Question: I am 67 and currently receive an annual state pension income of around £11,000, plus an extra £15,000 a year from my private pension. I already pay some tax on my pension but I wondered if this was likely to go up under a Labour government? There were many warnings about “Labour’s retirement tax” during the election campaign, so I’m assuming the answer is yes!

Answer: Based on the plans set out in Labour’s manifesto, the answer is likely to be yes, although it’s worth taking a bit of time to explain exactly why that is.

It’s all to do with income tax bands. While pension income is not subject to national insurance, it is subject to income tax in exactly the same way as salaries of working people are.

In the current tax year (2024/25), the personal allowance, below which you pay 0 per cent income tax, is set at £12,570. Earnings between £12,570 and £50,270 are taxed at 20 per cent (the “basic” rate of income tax), while earnings between £50,270 and £125,140 are taxed at 40 per cent (the “higher” rate). Earnings above £125,140 are taxed at 45 per cent (the “additional” rate). Income tax rates and bands are different in Scotland.

Anyone with “adjusted net income” above £100,000 also has their personal allowance reduced. Under the rules, for every £2 of adjusted net income you receive, your personal allowance is lowered to £1 – meaning someone with adjusted net income of £125,140 or more receives no personal allowance.

Since 2022/23, these income tax bands have been frozen, meaning millions of people have seen their annual tax bills drift north as their earnings or pension payments have risen. Had tax bands risen in line with inflation, the personal allowance would be worth just over £15,000 this year and the higher-rate threshold would sit at just over £60,000. As it is, people are paying more tax than they otherwise would have, thanks to the freeze.

The freeze in income tax bands has come at the same time as the triple lock has been ramping up the value of the state pension. As a reminder, the triple-lock promises to increase the state pension by the highest of average earnings growth, inflation or 2.5 per cent.

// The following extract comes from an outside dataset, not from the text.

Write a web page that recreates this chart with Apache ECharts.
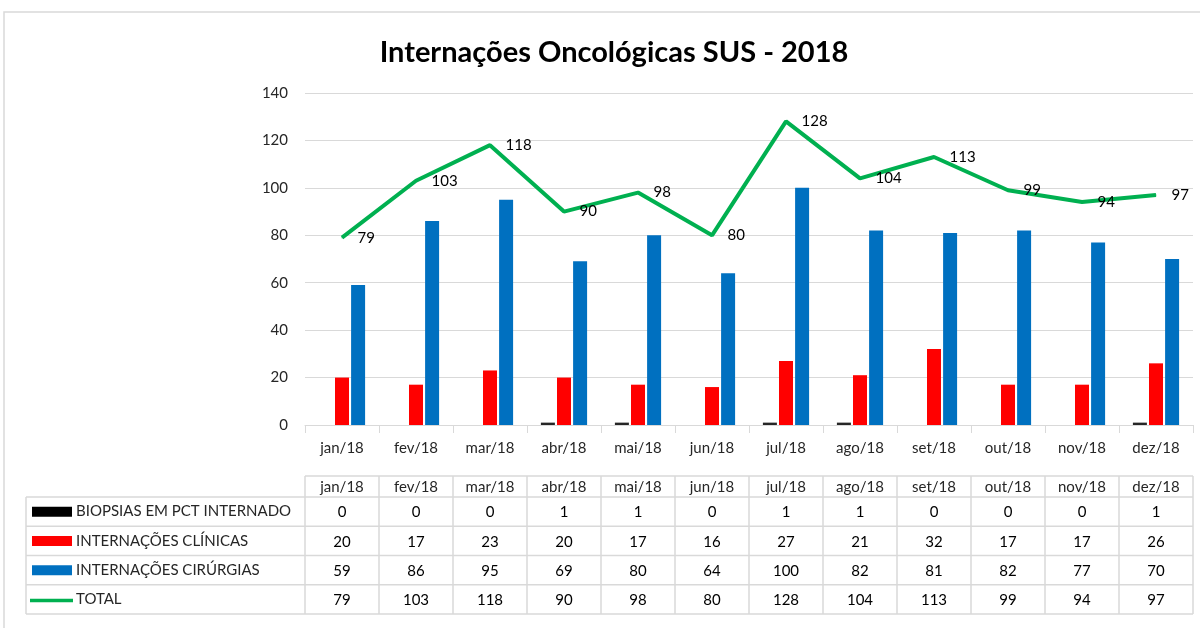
<!DOCTYPE html>
<html>
<head>
<meta charset="utf-8">
<script src="https://cdn.jsdelivr.net/npm/echarts@6/dist/echarts.min.js"></script>
<style>
  html, body { margin: 0; padding: 0; background: #fff; }
  #main { width: 1200px; height: 628px; }
</style>
</head>
<body>
<div id="main"></div>
<script>
// dados
var meses = ['jan/18', 'fev/18', 'mar/18', 'abr/18', 'mai/18', 'jun/18', 'jul/18', 'ago/18', 'set/18', 'out/18', 'nov/18', 'dez/18'];
var biopsias = [0, 0, 0, 1, 1, 0, 1, 1, 0, 0, 0, 1];
var clinicas = [20, 17, 23, 20, 17, 16, 27, 21, 32, 17, 17, 26];
var cirurgias = [59, 86, 95, 69, 80, 64, 100, 82, 81, 82, 77, 70];
var total = [79, 103, 118, 90, 98, 80, 128, 104, 113, 99, 94, 97];
var nomes = ['BIOPSIAS EM PCT INTERNADO', 'INTERNAÇÕES CLÍNICAS', 'INTERNAÇÕES CIRÚRGIAS', 'TOTAL'];
var cores = ['#000000', '#FF0000', '#0070C0', '#00B050'];

var fonte = 'Lato, "Open Sans", sans-serif';
var chart = echarts.init(document.getElementById('main'));

var option = {
  animation: false,
  backgroundColor: '#fff',
  title: {
    text: 'Internações Oncológicas SUS - 2018',
    left: 609,
    top: 33,
    textAlign: 'center',
    textStyle: { fontFamily: fonte, fontSize: 29, fontWeight: 'bold', color: '#000' }
  },
  grid: { left: 305, top: 93, width: 888, height: 332 },
  xAxis: {
    type: 'category',
    data: meses,
    axisLine: { lineStyle: { color: '#d9d9d9' } },
    axisTick: { show: true, length: 8, lineStyle: { color: '#d9d9d9' } }, //marcas entre categorias
    axisLabel: { fontFamily: fonte, fontSize: 15, color: '#262626', margin: 16 }
  },
  yAxis: {
    type: 'value',
    min: 0,
    max: 140,
    interval: 20,
    axisLine: { show: false },
    axisTick: { show: false },
    axisLabel: { fontFamily: fonte, fontSize: 15, color: '#262626', margin: 17 },
    splitLine: { lineStyle: { color: '#d9d9d9' } }
  },
  series: [{
    name: nomes[0],
    type: 'bar',
    barWidth: 14,
    barGap: '15%',
    itemStyle: { color: '#262626' },
    data: biopsias
  },
  {
    name: nomes[1],
    type: 'bar',
    barWidth: 14,
    barGap: '15%',
    itemStyle: { color: cores[1] },
    data: clinicas
  },
  {
    name: nomes[2],
    type: 'bar',
    barWidth: 14,
    barGap: '15%',
    itemStyle: { color: cores[2] },
    data: cirurgias
  },
  {
    name: nomes[3],
    type: 'line',
    symbol: 'circle',
    symbolSize: 1,
    itemStyle: { color: cores[3] },
    lineStyle: { color: cores[3], width: 4 },
    label: {
      show: true,
      position: 'right',
      distance: 15,
      fontFamily: fonte,
      fontSize: 15,
      color: '#000'
    },
    data: total
  }]
};
chart.setOption(option);

// tabela de dados abaixo do grafico
function montaTabela() {
  var p0 = chart.convertToPixel({ xAxisIndex: 0 }, meses[0]);
  var p1 = chart.convertToPixel({ xAxisIndex: 0 }, meses[1]);
  var banda = p1 - p0;
  var xIni = p0 - banda / 2;
  var xFim = xIni + banda * meses.length;
  var xLeg = 26;
  var yTopo = 476, yCab = 497, altLinha = 29.25;
  var linhas = [biopsias, clinicas, cirurgias, total];
  var borda = { stroke: '#d9d9d9', lineWidth: 1.5 };
  var els = [];
  var yBase = yCab + altLinha * linhas.length;

  // linhas horizontais
  els.push({ type: 'line', shape: { x1: xIni, y1: yTopo, x2: xFim, y2: yTopo }, style: borda });
  for (var r = 0; r <= linhas.length; r++) {
    var y = yCab + altLinha * r;
    els.push({ type: 'line', shape: { x1: xLeg, y1: y, x2: xFim, y2: y }, style: borda });
  }
  // linhas verticais
  els.push({ type: 'line', shape: { x1: xLeg, y1: yCab, x2: xLeg, y2: yBase }, style: borda });
  for (var c = 0; c <= meses.length; c++) {
    var x = xIni + banda * c;
    els.push({ type: 'line', shape: { x1: x, y1: yTopo, x2: x, y2: yBase }, style: borda });
  }
  // cabecalho
  meses.forEach(function (m, i) {
    els.push({
      type: 'text',
      style: {
        x: xIni + banda * (i + 0.5), y: (yTopo + yCab) / 2 + 1, text: m,
        align: 'center', verticalAlign: 'middle',
        font: '15px ' + fonte, fill: '#262626'
      }
    });
  });
  // linhas de valores e legenda
  linhas.forEach(function (serie, r) {
    var yc = yCab + altLinha * (r + 0.5);
    if (r < 3) {
      els.push({ type: 'rect', shape: { x: 32, y: yc - 5, width: 40, height: 10 }, style: { fill: cores[r] } });
    } else {
      els.push({ type: 'line', shape: { x1: 30, y1: yc + 1, x2: 73, y2: yc + 1 }, style: { stroke: cores[r], lineWidth: 3.5 } });
    }
    els.push({
      type: 'text',
      style: {
        x: 76, y: yc, text: nomes[r], align: 'left', verticalAlign: 'middle',
        font: '15px ' + fonte, fill: '#262626'
      }
    });
    serie.forEach(function (v, i) {
      els.push({
        type: 'text',
        style: {
          x: xIni + banda * (i + 0.5), y: yc + 1, text: String(v),
          align: 'center', verticalAlign: 'middle',
          font: '15px ' + fonte, fill: '#000'
        }
      });
    });
  });
  // moldura externa do grafico
  els.push({ type: 'rect', shape: { x: 4, y: 12, width: 1210, height: 640 }, style: { fill: 'none', stroke: '#d9d9d9', lineWidth: 1.5 } });

  chart.setOption({ graphic: els });
}
montaTabela();
</script>
</body>
</html>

Back in 2022/23, the full new state pension was worth around £9,600 per year. In the current tax year, it is worth more than £11,500 a year, and with Labour having committed to the triple-lock for the rest of this Parliament, over the next few years the full new state pension is set to exceed the £12,570 personal allowance – meaning those just in receipt of this benefit alone would pay income tax on it.

The Conservatives pledged to introduce the triple lock plus in response to this, which would have meant the personal allowance of pensioners was increased to at least the level of the full state pension. Labour has made no such promise, hence the warnings during the election campaign about their plans to introduce a “retirement tax”.

It’s important to put this in context. The income tax bills of everyone, including pensioners, had already been rising in recent years as a result of the freeze on income tax bands.

This was an inevitable consequence of the policy, particularly as rampant inflation pushed up living costs. While the Conservatives’ triple lock plus proposal would have reduced the income tax bills of pensioners, the freezing of other allowances would have been working in the other direction.

But it is the case that, as long as tax bands remain frozen and the state pension triple-lock policy maintained, the state pension will creep ever closer to that personal allowance tax threshold. And the freezing of income tax bands will inevitably lead to millions more people – both workers and retirees – facing higher tax bills.